Political analyst Professor Ndletyana comments on the South African political landscape ahead of Election Day
A snapshot of present-day South Africa portrays a country in mid-pandemic, preparing to take to the polls amidst a turbulent economic climate. The local government elections, set to take place on 1 November, will see 325 political parties vying for governance, among them the African National Party (ANC), the Democratic Alliance (DA), and the Economic Freedom Fighters (EFF). This election will test whether current ruling party, the ANC, is able to maintain its grasp on the majority vote, as well as provide a gauge of the extent of President Cyril Ramaphosa’s support.
This is the opinion of Mcebisi Ndletyana, Professor at the University of Johannesburg. Ndletyana is an author and political analyst who holds positions on the editorial board of the Journal of Public Administration and the Council for the Advancement of the South African Constitution and is a fellow of the African Leadership Initiative.
His comment formed part of an interview with award-winning journalist, Bruce Whitfield, the host of PSG’s Think Big webinars series. Each webinar features a digital dialogue with a high-profile personality on some of the country’s burning issues.
“These elections will provide a strong indicator of how contesting parties will perform on a national level. Today’s political environment is a contentious one, characterised by social and economic hardships against the backdrop of wide scale corruption. Idealists could argue that the solution is for corrupt politicians to be flushed out of the system completely and to be replaced with ethical leaders. However, this is easier said than done,” says Ndletyana.
Ndletyana argues that negative sentiments towards the ANC are no indication that supporters will switch their vote. He points to the 2016 scenario, where in Pretoria and Nelson Mandela Bay, traditional ANC voters did not switch their votes in protest of poor service delivery. Instead, they simply exercised their democratic right to stay away from the polls, and in this sense, “punished” the ruling party for their negligence.
The job of the opposition is to translate bad sentiments towards the ANC, into positive sentiments towards themselves, and ultimately, votes on Election Day. Therein lies the greatest challenge – a hurdle that Ndletyana argues the DA has all but given up on, given their rollout of controversial posters in Phoenix, which were branded as racist. Evidently, the DA has set its sights on minority groups, hoping to rally enough support to overwhelm the largely black constituent of ANC voters.
As he commented: “There were a number opportunities that the civil unrest in Durban and parts of Gauteng presented – opportunities that the DA has largely failed to exploit. The DA has suffered reputational damage by appealing to people’s base instincts, rather than discrediting the ANC.”
When asked to make a prediction on the success of the EFF in smaller provinces, Ndletyana asserted that the answer lies in the voting constituent upon which the EFF relies, which is primarily unemployed youth.

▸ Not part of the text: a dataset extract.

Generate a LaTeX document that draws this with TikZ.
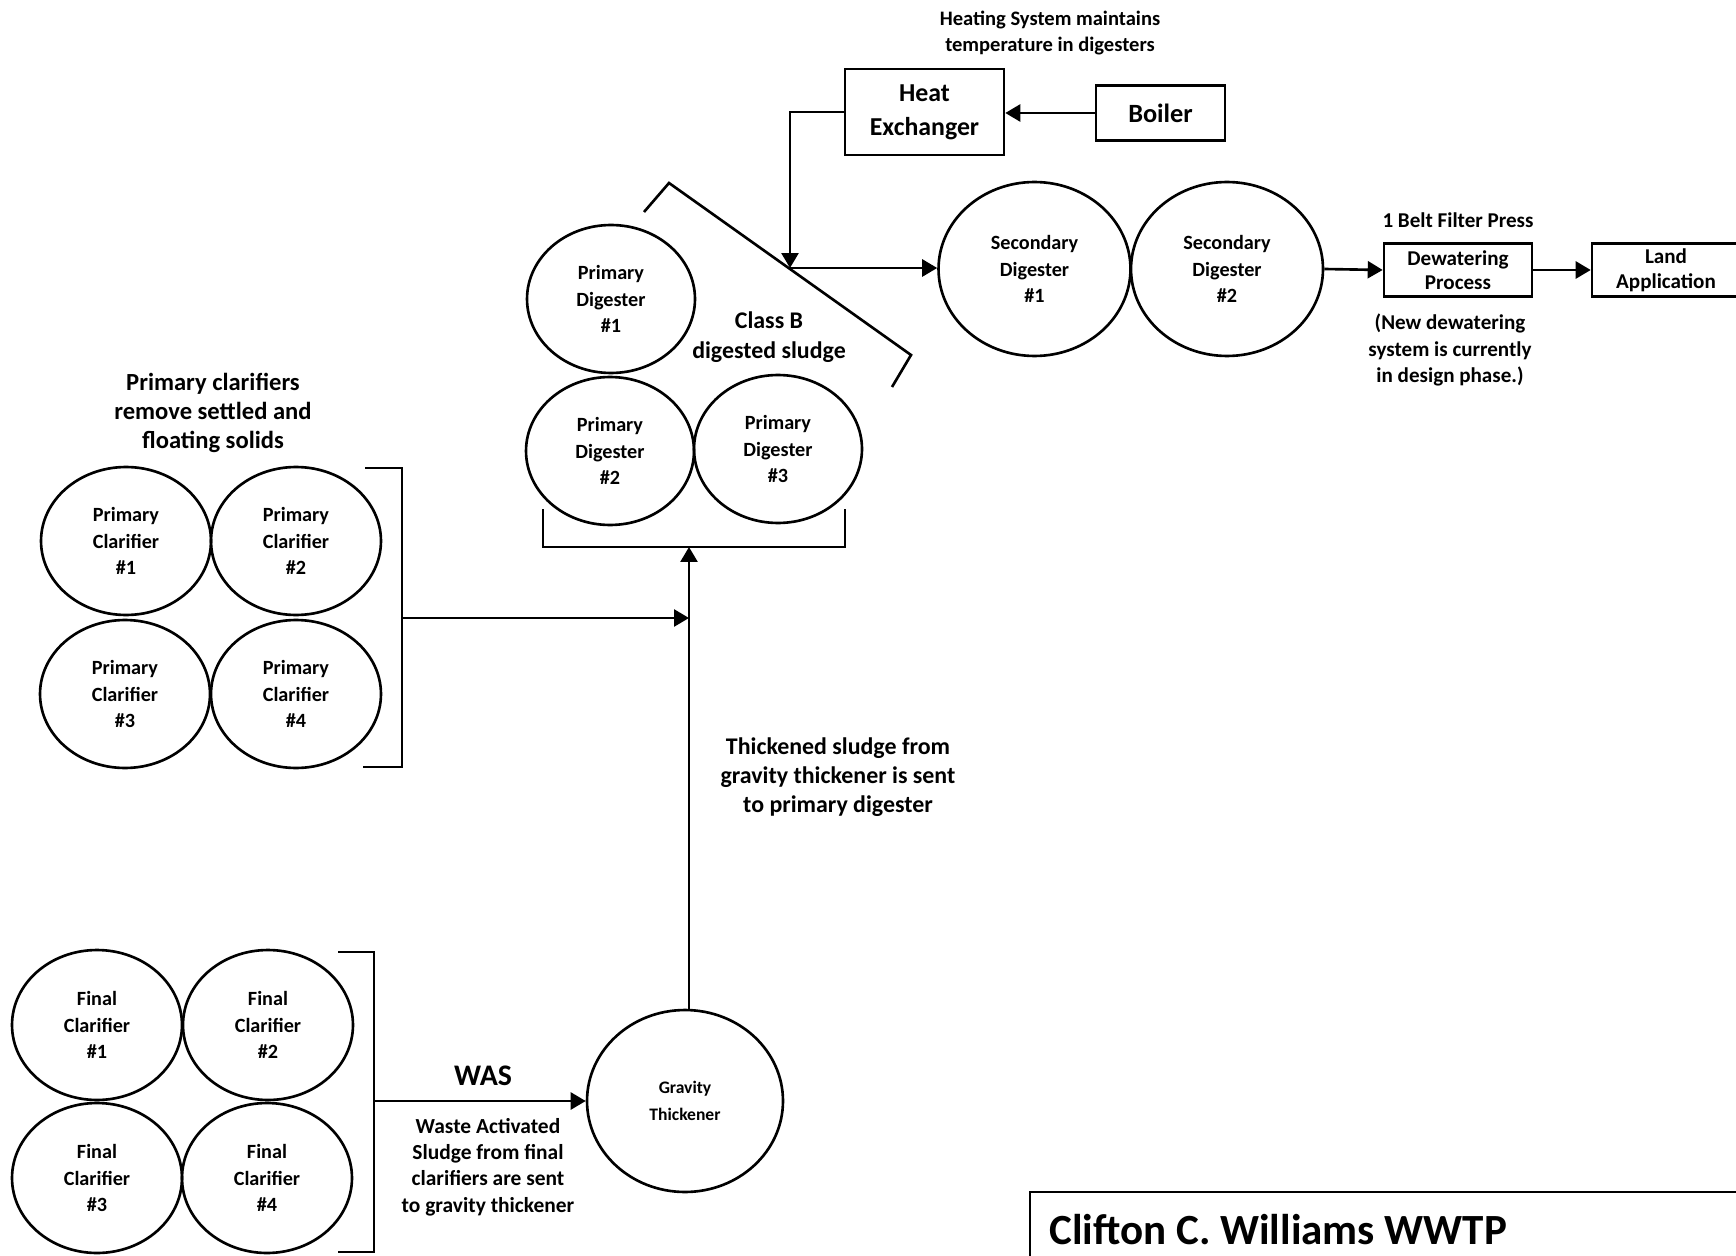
\documentclass[tikz,border=0pt]{standalone}
\usepackage{fontspec}
\setmainfont{Carlito}
\usepackage{tikz}
\usetikzlibrary{arrows.meta, positioning, shapes.geometric}
\newcommand{\fsz}[2]{\fontsize{#1}{#2}\selectfont\bfseries}
\tikzset{
  tank/.style      = {draw, ellipse, line width=1.5pt, inner sep=0pt,
                      align=center, font=\fsz{11.5}{15}},
  clarifier/.style = {tank, minimum width=3.4cm, minimum height=2.96cm},
  finalclar/.style = {tank, minimum width=3.4cm, minimum height=3.0cm},
  digester/.style  = {tank, minimum width=3.36cm, minimum height=2.96cm,
                      font=\fsz{11.5}{15}},
  secdig/.style    = {tank, minimum width=3.84cm, minimum height=3.48cm},
  unitbox/.style   = {draw, line width=1.5pt, inner sep=0pt, align=center},
  note/.style      = {align=center, inner sep=0pt, font=\fsz{12}{15}},
  bracket/.style   = {line width=1.5pt},
  flow/.style      = {-{Triangle[length=3mm, width=3.4mm]}, line width=1.5pt},
}

\begin{document}
\begin{tikzpicture}[x=0.02cm, y=-0.02cm]
    \useasboundingbox (0,0) rectangle (1736,1256);

    % --- heating system ---
    \node[note, font=\fsz{11.7}{14.7}] (heatnote) at (1050,33)
      {Heating System maintains\\temperature in digesters};
    \node[unitbox, minimum width=3.18cm, minimum height=1.72cm,
          font=\fsz{14.7}{19.5}] (hx) at (924.5,112) {Heat\\Exchanger};
    \node[unitbox, minimum width=2.58cm, minimum height=1.1cm,
          font=\fsz{15}{19}] (boiler) at (1160.5,113) {Boiler};
    \coordinate (jn) at (790,268);
    \draw[flow] (boiler.west) -- (hx.east |- boiler.west);
    \draw[flow] (hx.west) -| (jn);

    % --- primary digesters ---
    \node[digester] (pd1) at (611,299) {Primary\\Digester\\\#1};
    \node[digester] (pd2) at (610,451) {Primary\\Digester\\\#2};
    \node[digester] (pd3) at (778,449) {Primary\\Digester\\\#3};
    \draw[bracket] (644,212) -- (669,183) -- (911,355) -- (892,387);
    \node[note, font=\fsz{13.6}{17}] (classb) at (769,337)
      {Class B\\digested sludge};
    \draw[bracket] (543,509) -- (543,547) -- (845,547) -- (845,509);
    \coordinate (pdin) at (689,547);

    % --- secondary digesters and dewatering ---
    \node[secdig] (sd1) at (1034.5,269) {Secondary\\Digester\\\#1};
    \node[secdig] (sd2) at (1227,269) {Secondary\\Digester\\\#2};
    \draw[flow] (jn) -- (jn -| sd1.west);
    \node[unitbox, minimum width=2.96cm, minimum height=1.06cm,
          font=\fsz{12}{14}] (dw) at (1458,270) {Dewatering\\Process};
    \node[unitbox, minimum width=2.96cm, minimum height=1.06cm,
          font=\fsz{12}{14}] (land) at (1666,270) {Land\\Application};
    \node[note, font=\fsz{12}{15}] (bfp) at (1458,220) {1 Belt Filter Press};
    \node[note, font=\fsz{12}{15.3}] (dwnote) at (1450,350)
      {(New dewatering\\system is currently\\in design phase.)};
    \draw[flow] (sd2.east) -- (dw.west);
    \draw[flow] (dw.east) -- (land.west);

    % --- primary clarifiers ---
    \node[note, font=\fsz{14}{16.4}] (pcnote) at (213,413)
      {Primary clarifiers\\remove settled and\\floating solids};
    \node[clarifier] (pc1) at (126,541) {Primary\\Clarifier\\\#1};
    \node[clarifier] (pc2) at (296,541) {Primary\\Clarifier\\\#2};
    \node[clarifier] (pc3) at (125,694) {Primary\\Clarifier\\\#3};
    \node[clarifier] (pc4) at (296,694) {Primary\\Clarifier\\\#4};
    \draw[bracket] (365,468) -- (402,468) -- (402,767) -- (363,767);
    \coordinate (pcout) at (402,618);
    \draw[flow] (pcout) -- (pcout -| pdin);

    % --- gravity thickener ---
    \node[tank, minimum width=3.92cm, minimum height=3.64cm,
          font=\fsz{10}{15}] (gt) at (685,1101) {Gravity\\Thickener};
    \draw[flow] (pdin |- gt.north) -- (pdin);
    \node[note, font=\fsz{13.6}{16.7}] (gtnote) at (838,777)
      {Thickened sludge from\\gravity thickener is sent\\to primary digester};

    % --- final clarifiers ---
    \node[finalclar] (fc1) at (97,1025) {Final\\Clarifier\\\#1};
    \node[finalclar] (fc2) at (268,1025) {Final\\Clarifier\\\#2};
    \node[finalclar] (fc3) at (97,1178) {Final\\Clarifier\\\#3};
    \node[finalclar] (fc4) at (267,1178) {Final\\Clarifier\\\#4};
    \draw[bracket] (338,952) -- (374,952) -- (374,1252) -- (338,1252);
    \coordinate (fcout) at (374,1101);
    \draw[flow] (fcout) -- (gt.west);
    \node[font=\fsz{17}{19}] (was) at (483,1076) {WAS};
    \node[note, font=\fsz{12.2}{15}] (wasnote) at (488,1167)
      {Waste Activated\\Sludge from final\\clarifiers are sent\\to gravity thickener};

    % --- title block ---
    \draw[line width=1.5pt] (1030,1262) -- (1030,1192) -- (1742,1192);
    \node[anchor=west, inner sep=0pt, font=\fsz{24.5}{28}] (title) at (1049,1230)
      {Clifton C. Williams WWTP};
  \end{tikzpicture}
\end{document}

This constituent, however influential and radical in their political position, only make up a small segment of the population.
“Unfortunately, although the EFF makes some interesting and attractive points, their political rhetoric at times borders on rudeness, which is particularly offensive to older voters and makes it very difficult for them to win the buy-in of a larger segment of society. I do not see the EFF winning significant ground even in smaller provinces going forward, unless they do so as part of a coalition,” he argued.
Ultimately, what is “depressing,” about the current political landscape is that South Africa’s current politicians “see the state as a source of livelihood, rather than an instrument for changing lives, and this will always be to the detriment of the poor and disenfranchised,” he adds.
Concluding the interview was PSG’s Head of Internal Audit Vilola Gounden, who expressed her appreciation for the transparency and candidness that Professor Ndletyana demonstrated in the webinar. “When it comes to assessing the political landscape and trying to predict the future of our beautiful country, we simply don’t have a crystal ball. Instead, we can only rely on informed opinion. We hope that this session has helped our audience to gain a glimpse of what the future holds if we take control and become an engaged society, ready to cast our votes on 01 November,” she said.